A Robotics Foundation Model (RFM) is a large-scale, pretrained neural network designed to encode broad knowledge about perception, motor control, manipulation, and environment interaction in a form that can be adapted to a wide range of robotic applications. Drawing direct inspiration from foundation models in natural language processing and computer vision, RFMs aim to serve as a reusable backbone that downstream robotic systems can fine-tune or prompt rather than train from scratch. This paradigm shift reflects growing recognition that the data efficiency and generalization problems plaguing robotics may be partially addressed by scaling up pretraining across diverse embodied experiences.
RFMs typically learn from heterogeneous data sources — including robot teleoperation demonstrations, simulation rollouts, video of human activity, and sensor logs — to build representations that transfer across robot morphologies and task domains. Architecturally, many RFMs adopt transformer-based designs, sometimes incorporating multimodal inputs such as camera images, depth maps, proprioceptive signals, and natural language instructions. Models like RT-2, Octo, and OpenVLA exemplify this approach, using vision-language pretraining to ground robotic policies in semantic understanding of the physical world.
The appeal of RFMs lies in their potential to dramatically reduce the cost of deploying robots in new settings. Rather than collecting thousands of task-specific demonstrations for every new environment, practitioners can fine-tune a pretrained RFM with relatively few examples. This mirrors the impact that BERT and GPT had on NLP, where a single pretrained model became the starting point for hundreds of downstream applications. For robotics, the stakes are particularly high because data collection is physically expensive and safety-critical.

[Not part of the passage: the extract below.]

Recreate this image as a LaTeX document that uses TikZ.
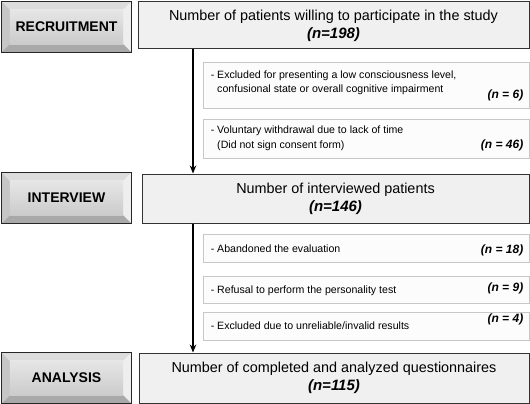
\documentclass[tikz,border=0pt]{standalone}
\usepackage{fontspec}
\setmainfont{Liberation Sans}
\usetikzlibrary{calc,backgrounds,arrows.meta}
\definecolor{bvtop}{HTML}{DCDCDC}
\definecolor{bvleft}{HTML}{C6C6C6}
\definecolor{bvright}{HTML}{EEEEEE}
\definecolor{bvbot}{HTML}{A9A9A9}
\definecolor{faceA}{HTML}{E6E6E6}
\definecolor{faceB}{HTML}{CBCBCB}
\newcommand\nmainfont{\fontsize{15}{18}\selectfont\bfseries\itshape}
\newcommand\mybevel[1]{%
  \begin{scope}[on background layer]
    \fill[bvtop] (#1.north west) -- (#1.north east) -- ($(#1.north east)+(-8,8)$) -- ($(#1.north west)+(8,8)$) -- cycle;
    \fill[bvleft] (#1.north west) -- ($(#1.north west)+(8,8)$) -- ($(#1.south west)+(8,-8)$) -- (#1.south west) -- cycle;
    \fill[bvright] (#1.north east) -- (#1.south east) -- ($(#1.south east)+(-8,-8)$) -- ($(#1.north east)+(-8,8)$) -- cycle;
    \fill[bvbot] (#1.south west) -- ($(#1.south west)+(8,-8)$) -- ($(#1.south east)+(-8,-8)$) -- (#1.south east) -- cycle;
    \shade[top color=faceA,bottom color=faceB] ($(#1.north west)+(8,8)$) rectangle ($(#1.south east)+(-8,-8)$);
    \draw[black!85,line width=1.2pt] (#1.north west) rectangle (#1.south east);
  \end{scope}}
\begin{document}
\begin{tikzpicture}[x=1pt,y=-1pt,
  leftbox/.style={minimum width=129pt,minimum height=50pt,inner sep=0pt,font=\fontsize{14}{16}\selectfont\bfseries},
  mainbox/.style={draw=black!80,fill=black!6,line width=1pt,minimum width=391pt,minimum height=47pt,inner sep=0pt,align=center,font=\fontsize{14.4}{18}\selectfont},
  subbox/.style={draw=black!22,fill=black!1,line width=0.9pt,inner sep=0pt,minimum width=326pt},
  subtxt/.style={font=\fontsize{10.6}{14}\selectfont,anchor=west,align=left,inner sep=0pt},
  ntxt/.style={font=\fontsize{12}{14}\selectfont\bfseries\itshape,anchor=east,inner sep=0pt},
  flow/.style={line width=1.1pt,-{Stealth[length=8pt,width=6.5pt]}}]
\useasboundingbox (0,0) rectangle (530,404);

% stage labels
\node[leftbox] (rec) at (66.5,27) {RECRUITMENT};
\node[leftbox] (int) at (66.5,198) {INTERVIEW};
\node[leftbox] (ana) at (66.5,378) {ANALYSIS};
\mybevel{rec}\mybevel{int}\mybevel{ana}

% main boxes
\node[mainbox] (m1) at (333.5,25.5) {Number of patients willing to participate in the study\\ {\nmainfont(n=198)}};
\node[mainbox,minimum width=387pt,minimum height=49pt] (m2) at (335.5,198.5) {Number of interviewed patients\\ {\nmainfont(n=146)}};
\node[mainbox,minimum width=390pt,minimum height=50pt] (m3) at (334,378) {Number of completed and analyzed questionnaires\\ {\nmainfont(n=115)}};

% exclusion boxes
\node[subbox,minimum height=46pt] (s1) at (366,85) {};
\node[subbox,minimum height=39pt] (s2) at (366,138.5) {};
\node[subbox,minimum height=28pt] (s3) at (366,248) {};
\node[subbox,minimum height=27pt] (s4) at (366,289.5) {};
\node[subbox,minimum height=28pt] (s5) at (366,326) {};

\node[subtxt] (t1) at ($(s1.west)+(8,-2)$) {- Excluded for presenting a low consciousness level,\\ \hphantom{- }confusional state or overall cognitive impairment};
\node[ntxt] (n1) at ($(s1.east)+(-6,10)$) {(n = 6)};
\node[subtxt,font=\fontsize{10.6}{15}\selectfont] (t2) at ($(s2.west)+(8,0)$) {- Voluntary withdrawal due to lack of time\\ \hphantom{- }(Did not sign consent form)};
\node[ntxt] (n2) at ($(s2.east)+(-6,7)$) {(n = 46)};
\node[subtxt] (t3) at ($(s3.west)+(8,1)$) {- Abandoned the evaluation};
\node[ntxt] (n3) at ($(s3.east)+(-6,2)$) {(n = 18)};
\node[subtxt] (t4) at ($(s4.west)+(8,1)$) {- Refusal to perform the personality test};
\node[ntxt] (n4) at ($(s4.east)+(-6,-1)$) {(n = 9)};
\node[subtxt] (t5) at ($(s5.west)+(8,0)$) {- Excluded due to unreliable/invalid results};
\node[ntxt] (n5) at ($(s5.east)+(-6,-7)$) {(n = 4)};

% flow arrows
\coordinate (ax) at (193,0);
\draw[flow] (m1.south -| ax) -- (m2.north -| ax);
\draw[flow] (m2.south -| ax) -- (m3.north -| ax);
\end{tikzpicture}
\end{document}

Despite their promise, RFMs face challenges that do not arise as sharply in purely digital domains. Physical embodiment introduces distribution shift between simulation and the real world, variability in hardware, and the need for real-time inference under strict latency constraints. Evaluating generalization remains difficult because robotic tasks are harder to benchmark at scale than text or image tasks. Nevertheless, RFMs represent one of the most active and consequential research frontiers in modern AI, with significant investment from both academic labs and industry.